Lina Khan’s time may be running out as boss of the Federal Trade Commission, but she is not going quietly.
The FTC chairwoman recently signed off on a request to Microsoft (MSFT) that is hundreds of pages long and demands information connected with a long-running antitrust investigation of the tech giant, according to Bloomberg.
The investigation is wide ranging and touches everything from cloud computing to artificial intelligence, according to Bloomberg. Microsoft is a dominant cloud provider and has invested nearly $14 billion in the AI startup OpenAI, creator of ChatGPT.
Khan, since being appointed by President Joe Biden in 2021, has aggressively pursued lawsuits and investigations targeting a number of the biggest tech giants. But this most recent escalation comes just weeks before President-elect Donald Trump is set to retake the Oval Office in January.
Khan is not the only US regulator turning up the dial in the final stretch of Biden’s term.
Another is Rohit Chopra of the Consumer Financial Protection Bureau, which on Friday claimed it had supervision authority over Google’s payment platform Google Payment Corp.
That resulted in an immediate lawsuit from Google parent Alphabet (GOOG, GOOGL).
The company sued CFPB and Chopra, who is expected to leave once the Trump administration takes power, saying that CFPB’s action “suffers from numerous legal defects.”
Billionaire Elon Musk, a key adviser to the incoming Trump administration, has called for the CFPB to be eliminated. It has has sued and fined a number of financial tech firms and other startups it accused of deceiving customers.
What may be telling in these late actions from FTC and CFPB is that they both target Big Tech companies, an area where the Biden administration may have some alignment with Trump 2.0.

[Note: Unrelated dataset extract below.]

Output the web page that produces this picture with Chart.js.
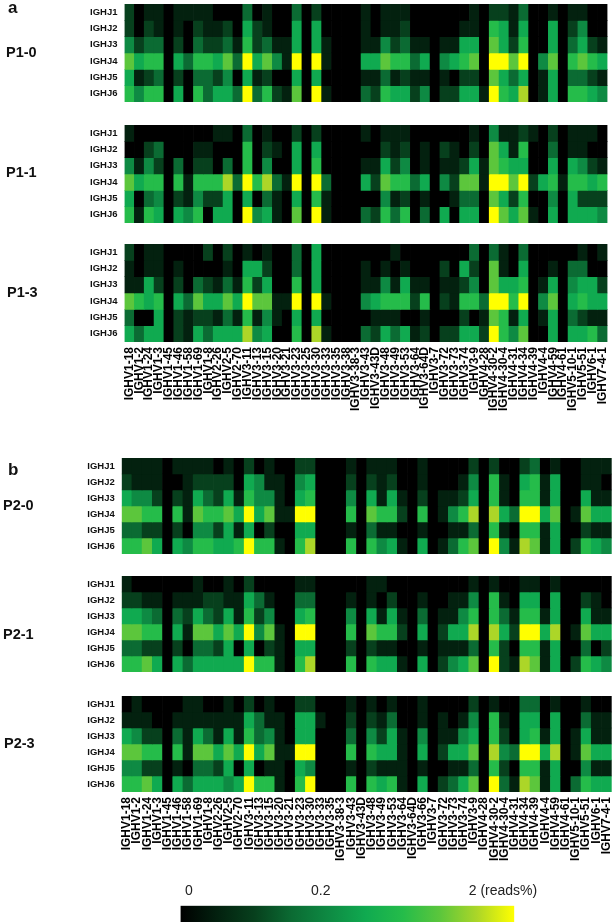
<!DOCTYPE html>
<html>
<head>
<meta charset="utf-8">
<title>IGHV / IGHJ usage heatmaps</title>
<script src="https://cdn.jsdelivr.net/npm/chart.js@4"></script>
<style>
  html,body{margin:0;padding:0;background:#fff;}
  #page{position:relative;width:614px;height:923px;overflow:hidden;font-family:"Liberation Sans",Arial,sans-serif;}
  canvas{position:absolute;left:0;}
  .tag{position:absolute;font-weight:bold;color:#111;line-height:1;white-space:nowrap;}
</style>
</head>
<body>
<div id="page"></div>
<script>
const rowLabels = ["IGHJ1","IGHJ2","IGHJ3","IGHJ4","IGHJ5","IGHJ6"];

const genesA = ["IGHV1-18","IGHV1-2","IGHV1-24","IGHV1-3","IGHV1-45","IGHV1-46","IGHV1-58","IGHV1-69","IGHV1-8","IGHV2-26",
  "IGHV2-5","IGHV2-70","IGHV3-11","IGHV3-13","IGHV3-15","IGHV3-20","IGHV3-21","IGHV3-23","IGHV3-25","IGHV3-30",
  "IGHV3-33","IGHV3-35","IGHV3-38","IGHV3-38-3","IGHV3-43","IGHV3-43D","IGHV3-48","IGHV3-49","IGHV3-53","IGHV3-64",
  "IGHV3-64D","IGHV3-7","IGHV3-72","IGHV3-73","IGHV3-74","IGHV3-9","IGHV4-28","IGHV4-30-2","IGHV4-30-4","IGHV4-31",
  "IGHV4-34","IGHV4-39","IGHV4-4","IGHV4-59","IGHV4-61","IGHV5-10-1","IGHV5-51","IGHV6-1","IGHV7-4-1"];
const genesB = ["IGHV1-18","IGHV1-2","IGHV1-24","IGHV1-3","IGHV1-45","IGHV1-46","IGHV1-58","IGHV1-69","IGHV1-8","IGHV2-26",
  "IGHV2-5","IGHV2-70","IGHV3-11","IGHV3-13","IGHV3-15","IGHV3-20","IGHV3-21","IGHV3-23","IGHV3-30","IGHV3-33",
  "IGHV3-35","IGHV3-38-3","IGHV3-43","IGHV3-43D","IGHV3-48","IGHV3-49","IGHV3-53","IGHV3-64","IGHV3-64D","IGHV3-66",
  "IGHV3-7","IGHV3-72","IGHV3-73","IGHV3-74","IGHV3-9","IGHV4-28","IGHV4-30-2","IGHV4-30-4","IGHV4-31","IGHV4-34",
  "IGHV4-39","IGHV4-4","IGHV4-59","IGHV4-61","IGHV5-10-1","IGHV5-51","IGHV6-1","IGHV7-4-1"];

const p10 = [
  [2,0,1,1,0,1,1,1,1,0, 0,0,3,0,1,0,0,3,0,2, 0,0,0,0,1,0,1,1,1,0, 0,0,0,0,0,1,0,2,2,1, 3,0,0,1,0,1,1,0,0],
  [2,0,2,1,0,1,0,2,1,1, 2,0,5,2,1,0,0,5,0,5, 0,0,0,0,1,0,1,1,2,0, 0,0,0,0,1,1,0,6,5,1, 5,0,0,5,0,2,4,0,0],
  [4,2,3,3,0,2,0,3,2,2, 3,1,6,2,3,1,1,5,0,5, 1,0,0,0,1,1,4,2,3,1, 1,0,1,1,5,5,0,7,5,2, 6,0,0,5,0,3,5,2,1],
  [7,5,6,6,0,5,3,6,6,5, 7,3,9,5,7,4,1,9,0,9, 1,0,0,0,5,5,7,6,6,3, 5,0,4,5,6,7,0,9,9,7, 9,0,4,7,0,6,7,6,5],
  [5,1,2,3,0,2,0,3,3,2, 4,0,5,1,2,0,0,5,0,5, 0,0,0,0,1,1,3,1,2,1, 1,0,1,0,2,2,0,7,5,3, 5,0,1,5,0,3,3,2,1],
  [6,4,6,6,0,5,0,6,3,5, 5,3,9,3,6,2,1,7,0,9, 1,0,0,0,3,2,6,5,5,2, 4,0,2,2,5,5,1,9,6,5, 8,0,1,5,0,6,6,5,4]
];
const p11 = [
  [1,0,0,0,0,0,0,0,0,1, 1,0,3,0,1,0,0,2,0,2, 0,0,0,0,1,0,1,1,1,0, 0,0,0,0,0,1,0,4,1,1, 2,1,0,2,0,1,1,1,0],
  [0,0,2,3,0,0,0,1,1,0, 0,0,6,0,2,1,0,5,0,5, 0,0,0,0,0,0,2,1,2,0, 1,0,2,1,0,2,0,7,5,1, 6,0,0,3,0,1,1,0,0],
  [4,1,4,2,0,3,0,2,2,0, 3,0,6,0,4,0,0,5,0,6, 0,0,0,0,1,1,5,2,4,0, 1,0,1,1,2,5,1,7,6,5, 5,0,0,5,0,5,4,2,1],
  [7,5,6,6,0,6,1,6,6,6, 8,3,9,6,8,3,1,9,0,9, 3,0,0,0,5,2,7,6,6,3, 5,0,4,2,7,7,1,9,9,7, 9,2,5,6,1,6,6,5,6],
  [5,0,3,4,0,2,1,4,2,2, 5,0,5,0,3,1,0,5,0,6, 1,0,0,0,0,0,4,1,2,0, 1,0,0,1,3,3,0,7,5,2, 6,0,0,4,0,5,2,2,2],
  [6,1,6,5,0,5,4,6,0,5, 5,0,9,4,5,1,0,7,0,9, 1,0,0,0,3,2,6,3,6,0, 3,0,5,0,5,5,0,9,7,5, 7,1,0,5,0,5,5,5,4]
];
const p13 = [
  [2,0,1,1,0,0,0,0,2,0, 2,0,1,0,1,0,0,3,0,5, 0,0,0,0,0,0,0,1,0,0, 0,0,0,0,0,3,0,3,1,0, 3,0,0,0,0,0,1,0,1],
  [1,0,1,1,0,1,0,0,0,0, 1,0,5,5,2,0,0,3,0,5, 0,0,0,0,1,0,1,0,1,0, 0,0,2,0,5,2,0,7,1,0, 5,0,0,1,0,3,3,0,0],
  [1,1,5,2,0,2,0,3,2,1, 3,1,6,2,5,0,0,6,0,5, 0,0,0,0,1,1,4,1,5,1, 1,0,1,1,2,4,0,7,5,5, 6,0,1,5,0,4,5,5,2],
  [7,6,5,6,0,5,3,7,5,5, 7,5,9,7,7,1,1,9,0,9, 1,0,0,0,4,5,6,6,6,2, 6,0,2,1,6,6,3,9,9,6, 9,0,4,7,0,5,6,5,5],
  [3,0,0,5,0,2,1,2,2,1, 3,1,6,1,4,1,0,5,0,5, 0,0,0,0,0,1,1,1,0,0, 1,0,0,0,2,0,1,7,6,1, 5,0,1,5,0,3,2,1,1],
  [5,3,5,5,0,2,1,5,3,5, 5,5,8,4,5,0,0,6,0,8, 1,0,0,0,3,2,5,3,5,1, 2,0,2,2,5,5,2,9,6,4, 7,0,0,5,0,5,5,6,3]
];
const p20 = [
  [1,1,1,1,0,1,1,1,1,0, 1,0,2,0,1,0,0,2,2,0, 0,0,1,0,1,1,1,0,0,1, 0,0,0,0,2,0,2,0,0,2, 3,0,1,0,0,1,1,1],
  [2,1,1,1,0,0,1,2,2,2, 2,0,5,4,1,1,0,4,5,0, 0,0,2,0,2,1,2,0,0,1, 0,0,0,1,4,0,6,1,0,5, 6,1,5,0,0,1,1,0],
  [5,4,4,2,0,2,1,5,3,2, 5,1,6,4,4,1,0,5,6,0, 0,0,4,0,5,1,5,1,0,2, 0,1,1,2,5,0,6,1,0,6, 6,1,5,0,0,5,1,1],
  [7,7,6,6,0,6,1,7,6,6, 7,5,9,5,7,1,1,9,9,0, 0,0,6,0,7,6,6,2,0,6, 0,1,4,6,8,0,8,5,3,9, 9,5,7,0,1,7,5,5],
  [3,3,2,2,0,2,0,4,4,2, 5,1,5,0,2,0,0,5,5,0, 0,0,1,0,3,1,1,0,0,1, 0,0,1,1,3,0,6,1,0,6, 6,1,5,0,0,2,1,1],
  [6,6,7,5,0,5,4,6,6,5, 5,6,9,6,6,1,0,6,8,0, 0,0,6,0,6,4,5,1,0,5, 0,1,3,6,7,0,9,4,1,8, 7,1,5,0,2,6,5,4]
];
const p21 = [
  [1,0,0,0,0,0,0,1,0,0, 1,0,2,0,0,0,0,1,1,0, 0,0,0,0,1,1,0,0,0,0, 0,0,0,0,1,0,1,0,0,1, 1,0,1,0,0,0,0,0],
  [2,2,1,1,0,1,1,1,2,2, 1,1,5,3,1,0,0,3,3,0, 0,0,1,0,1,0,2,0,0,1, 0,0,1,1,4,0,6,1,0,5, 5,0,5,0,0,2,1,0],
  [5,5,4,3,0,3,2,5,3,2, 5,1,6,2,4,0,0,5,6,0, 0,0,4,0,5,1,5,1,0,3, 0,1,1,4,6,0,6,3,1,6, 6,1,5,0,0,5,1,1],
  [7,7,6,6,0,5,1,7,7,5, 7,5,9,4,7,1,0,9,9,0, 0,0,6,0,7,6,6,2,0,5, 0,2,5,5,8,0,8,5,2,9, 9,5,8,0,1,7,5,5],
  [3,3,2,2,0,2,0,3,3,2, 5,0,5,0,2,1,0,5,5,0, 0,0,2,0,2,1,1,0,0,1, 0,1,1,1,3,0,6,2,0,6, 6,1,5,0,0,3,0,2],
  [6,6,7,5,0,5,3,5,5,5, 5,5,9,6,6,1,0,6,8,0, 0,0,6,0,6,5,5,1,0,5, 0,2,4,5,7,0,9,2,1,8, 7,1,5,0,2,6,5,4]
];
const p23 = [
  [0,1,0,0,0,0,1,1,0,0, 1,0,2,0,1,0,0,2,2,0, 0,0,1,0,1,0,1,0,0,1, 0,0,0,0,2,0,1,0,0,3, 3,0,1,0,0,1,0,0],
  [1,1,1,0,0,1,1,1,1,1, 1,1,5,3,1,1,0,5,5,1, 0,0,2,0,2,1,3,0,0,1, 0,1,0,1,4,0,6,1,0,5, 5,0,5,0,0,3,1,1],
  [5,4,2,2,0,3,1,5,3,1, 5,1,6,3,4,1,0,5,5,0, 0,0,3,0,4,2,5,1,0,4, 0,1,1,4,5,0,6,2,0,5, 6,1,5,0,1,5,1,1],
  [7,7,6,6,0,6,1,7,7,5, 7,5,9,5,7,1,1,9,9,0, 0,0,6,0,6,5,5,1,0,5, 0,2,5,5,7,0,8,4,3,9, 9,5,8,0,1,7,5,5],
  [4,4,2,2,0,1,0,3,3,2, 5,0,5,0,1,1,0,5,4,0, 0,0,1,0,2,1,1,1,0,1, 0,0,1,1,3,0,6,2,0,6, 6,1,5,0,0,4,1,1],
  [6,6,7,5,0,5,3,5,5,5, 4,5,9,6,6,1,0,6,9,0, 0,0,6,0,6,5,6,1,0,5, 0,2,3,5,7,0,9,3,1,8, 7,1,5,0,3,6,5,5]
];

const barTickPos = [0.025, 0.42, 0.966];
const barTickLabels = ["0", "0.2", "2 (reads%)"];

// colour of each step
const stepColors = ["#000000","#03210f","#07401d","#0b6b33","#0e8a43","#10aa50","#25bc4a","#5cc63c","#acd628","#ffff00"];

const FONT = '"Liberation Sans", Arial, sans-serif';
const page = document.getElementById("page");

function addCanvas(top, h){
  const c = document.createElement("canvas");
  c.width = 614; c.height = h;
  c.style.top = top + "px";
  page.appendChild(c);
  return c;
}
function addTag(txt, x, y, size){
  const d = document.createElement("div");
  d.className = "tag";
  d.textContent = txt;
  d.style.left = x + "px";
  d.style.top = y + "px";
  d.style.fontSize = size + "px";
  page.appendChild(d);
}
// the scale would otherwise keep room for half a tick label at each end
function noPad(s){ s.paddingTop = 0; s.paddingBottom = 0; s.paddingLeft = 0; s.paddingRight = 0; }

function drawPanel(vals, genes, top, h, left, right, withLabels){
  const labelH = withLabels ? 80 : 0;
  new Chart(addCanvas(top, h + labelH), {
    type: "bar",
    data: {
      labels: genes,
      datasets: vals.map((row, i) => ({
        label: rowLabels[i],
        data: row.map(() => 1),
        backgroundColor: row.map(v => stepColors[v]),
        borderWidth: 0,
        categoryPercentage: 1,
        barPercentage: 1
      }))
    },
    options: {
      responsive: false, animation: false, devicePixelRatio: 1,
      layout: { padding: { left: 0, right: 614 - right, top: 0, bottom: 0 } },
      plugins: { legend: { display: false }, tooltip: { enabled: false } },
      scales: {
        x: {
          stacked: true,
          display: withLabels,
          grid: { display: false, drawTicks: false },
          border: { display: false },
          afterFit: s => { s.height = labelH; noPad(s); },
          ticks: { autoSkip: false, minRotation: 90, maxRotation: 90, padding: 5, color: "#000",
                   font: { family: FONT, size: 12, weight: "bold" } }
        },
        y: {
          stacked: true, reverse: true, min: 0, max: 6,
          grid: { display: false, drawTicks: false },
          border: { display: false },
          afterFit: s => { s.width = left; noPad(s); },
          afterBuildTicks: s => { s.ticks = rowLabels.map((_, i) => ({ value: i + 0.5 })); },
          ticks: { autoSkip: false, padding: 7, color: "#111",
                   callback: (v, i) => rowLabels[i],
                   font: { family: FONT, size: 9.5, weight: "bold" } }
        }
      }
    }
  });
}

function drawColorBar(){
  new Chart(addCanvas(880, 42), {
    type: "bar",
    data: {
      labels: [""],
      datasets: [{
        data: [1],
        barPercentage: 1, categoryPercentage: 1, borderWidth: 0,
        backgroundColor: ctx => {
          const a = ctx.chart.chartArea;
          if(!a) return "#000";
          const g = ctx.chart.ctx.createLinearGradient(a.left, 0, a.right, 0);
          stepColors.forEach((c, i) => g.addColorStop(i / (stepColors.length - 1), c));
          return g;
        }
      }]
    },
    options: {
      indexAxis: "y",
      responsive: false, animation: false, devicePixelRatio: 1,
      layout: { padding: { left: 180.5, right: 99.7, top: 0, bottom: 0 } },
      plugins: { legend: { display: false }, tooltip: { enabled: false } },
      scales: {
        x: {
          position: "top", min: 0, max: 1,
          grid: { display: false, drawTicks: false },
          border: { display: false },
          afterFit: s => { s.height = 25.7; noPad(s); },
          afterBuildTicks: s => { s.ticks = barTickPos.map(v => ({ value: v })); },
          ticks: { autoSkip: false, maxRotation: 0, padding: 6, color: "#222",
                   callback: (v, i) => barTickLabels[i],
                   font: { family: FONT, size: 14 } }
        },
        y: { display: false }
      }
    }
  });
}

drawPanel(p10, genesA,   4,   98, 124.5, 607.5, false);
drawPanel(p11, genesA, 125,   98, 124.5, 607.5, false);
drawPanel(p13, genesA, 244,   98, 124.5, 607.5, true);
drawPanel(p20, genesB, 458.3, 96.7, 121.7, 611.7, false);
drawPanel(p21, genesB, 575.7, 96.7, 121.7, 611.7, false);
drawPanel(p23, genesB, 695.7, 96.7, 121.7, 611.7, true);
drawColorBar();

addTag("a", 8, -1, 17);
addTag("b", 8, 461, 17);
addTag("P1-0", 6, 45, 14.5);
addTag("P1-1", 6, 165, 14.5);
addTag("P1-3", 7, 285, 14.5);
addTag("P2-0", 3, 498, 14.5);
addTag("P2-1", 3, 627, 14.5);
addTag("P2-3", 4, 736, 14.5);
</script>
</body>
</html>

The latest sign came last week when he said he would nominate Gail Slater, an aide to Vice President-elect JD Vance, to lead the Justice Department’s antitrust division. Vance, has expressed admiration for the aggressive approach of Khan.
“Big Tech has run wild for years,” Trump said in a statement announcing the Slater appointment on his Truth Social platform, “stifling competition in our most innovative sector and, as we all know, using its market power to crack down on the rights of so many Americans, as well as those of Little Tech!”

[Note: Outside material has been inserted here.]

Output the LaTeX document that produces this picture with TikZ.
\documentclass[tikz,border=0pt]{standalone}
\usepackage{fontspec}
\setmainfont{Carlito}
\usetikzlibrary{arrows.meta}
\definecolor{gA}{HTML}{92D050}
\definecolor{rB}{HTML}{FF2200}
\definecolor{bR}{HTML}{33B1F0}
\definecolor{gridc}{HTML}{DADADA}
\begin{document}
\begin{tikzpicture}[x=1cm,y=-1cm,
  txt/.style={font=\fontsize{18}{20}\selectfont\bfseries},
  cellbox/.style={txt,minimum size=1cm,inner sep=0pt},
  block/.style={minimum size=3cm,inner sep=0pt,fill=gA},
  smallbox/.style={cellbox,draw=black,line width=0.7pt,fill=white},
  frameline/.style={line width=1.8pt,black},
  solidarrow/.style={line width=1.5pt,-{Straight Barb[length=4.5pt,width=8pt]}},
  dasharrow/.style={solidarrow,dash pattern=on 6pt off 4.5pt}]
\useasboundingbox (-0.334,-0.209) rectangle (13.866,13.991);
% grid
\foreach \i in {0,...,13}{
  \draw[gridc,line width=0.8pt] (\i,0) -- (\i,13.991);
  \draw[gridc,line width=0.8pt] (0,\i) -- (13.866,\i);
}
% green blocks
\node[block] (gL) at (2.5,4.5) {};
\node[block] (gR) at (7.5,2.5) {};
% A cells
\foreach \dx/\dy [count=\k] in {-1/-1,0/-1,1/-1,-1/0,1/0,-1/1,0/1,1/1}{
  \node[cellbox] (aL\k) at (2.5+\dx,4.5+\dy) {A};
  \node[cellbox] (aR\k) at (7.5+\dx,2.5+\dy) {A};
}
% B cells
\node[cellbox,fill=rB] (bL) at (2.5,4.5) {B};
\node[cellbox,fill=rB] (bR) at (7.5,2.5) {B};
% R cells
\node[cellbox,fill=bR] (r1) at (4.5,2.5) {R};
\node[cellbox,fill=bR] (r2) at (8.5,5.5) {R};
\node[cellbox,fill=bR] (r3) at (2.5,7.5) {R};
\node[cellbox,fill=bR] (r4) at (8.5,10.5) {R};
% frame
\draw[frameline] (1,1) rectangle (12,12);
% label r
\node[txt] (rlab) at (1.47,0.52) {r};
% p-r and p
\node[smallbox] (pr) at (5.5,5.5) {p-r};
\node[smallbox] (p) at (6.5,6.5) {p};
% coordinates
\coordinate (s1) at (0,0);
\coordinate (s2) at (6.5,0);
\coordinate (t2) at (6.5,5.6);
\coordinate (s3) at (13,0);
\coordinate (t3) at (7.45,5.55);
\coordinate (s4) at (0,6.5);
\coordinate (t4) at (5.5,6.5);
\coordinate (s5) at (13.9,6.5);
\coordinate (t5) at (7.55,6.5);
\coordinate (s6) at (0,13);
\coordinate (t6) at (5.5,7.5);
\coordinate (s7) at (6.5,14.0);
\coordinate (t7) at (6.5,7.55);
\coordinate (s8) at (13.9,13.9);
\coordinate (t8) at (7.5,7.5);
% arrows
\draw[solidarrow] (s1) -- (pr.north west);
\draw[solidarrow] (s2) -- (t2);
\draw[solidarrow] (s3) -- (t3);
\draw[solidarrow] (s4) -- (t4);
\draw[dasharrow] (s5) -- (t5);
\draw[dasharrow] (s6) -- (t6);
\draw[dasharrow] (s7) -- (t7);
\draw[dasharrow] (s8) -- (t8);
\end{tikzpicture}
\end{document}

“I was proud to fight these abuses in my First Term, and our Department of Justice’s antitrust team will continue that work under Gail’s leadership,” he added.
It was Trump’s first administration that initially sued Google over antitrust concerns, which led to a ruling by a district court judge in August that the tech giant illegally monopolized the search engine market. The DOJ has asked a judge to consider breaking up the company in a separate phase of the trial that won’t wrap up until 2025.
It was also during Trump’s first administration that the FTC sought to unwind Meta’s (META) acquisitions of Instagram and WhatsApp in a case set for trial in April. Trump’s first administration also launched an antitrust investigation into Apple (APPL), leading the Biden administration to sue the iPhone maker earlier this year.
The New York Post reported last week that the question of who should replace Khan at the FTC is turning into a battle as those who want a more aggressive or a more favorable approach to Big Tech state their views.
Republicans who want a smoother M&A environment, according to the Post, favor Melissa Holyoak, a Republican FTC commissioner. Other possibilities are another Republican FTC commissioner Andrew Ferguson and former DOJ and FTC official Mark Meador.
There is certainly no guarantee Khan’s replacement will hold a similar point of view, or continue her pursuits.
“We don’t know who’s going to succeed Lina Khan, but you can bet it’s not going to be anyone with the philosophy of Lina Khan,” said former FTC member and University of Baltimore Law School antitrust professor Robert Lande.
Lande, who served on the FTC’s Bureau of Competition during the transition between president Gerald Ford’s and Ronald Reagan’s administrations, said the FTC’s future is more of a wild card compared to the DOJ.
“There’s an idea that anybody can be the chair of the FTC,” he said, noting that past chairs have included former Postal Rate Commission Chair Janet Steiger and Dan Oliver, former editor of the conservative news outlet National Review.
“So Trump can put in anyone he wants,” Lande said. “It won’t necessarily be an antitrust lawyer, or a consumer protection lawyer,” or anyone with a background in law, economics, or business.
A new chair without antitrust expertise, or one whose competition philosophies part ways with Khan could ease the many legal threats currently facing big tech companies. The pace of continued scrutiny will no doubt depend on the DOJ’s combined efforts with the FTC.
In the history of the FTC, Lande said, there have been just two periods of what he called “serious activism.” One was under Democratic chairman Michael Pertschuk, who was the chair before President Reagan was elected.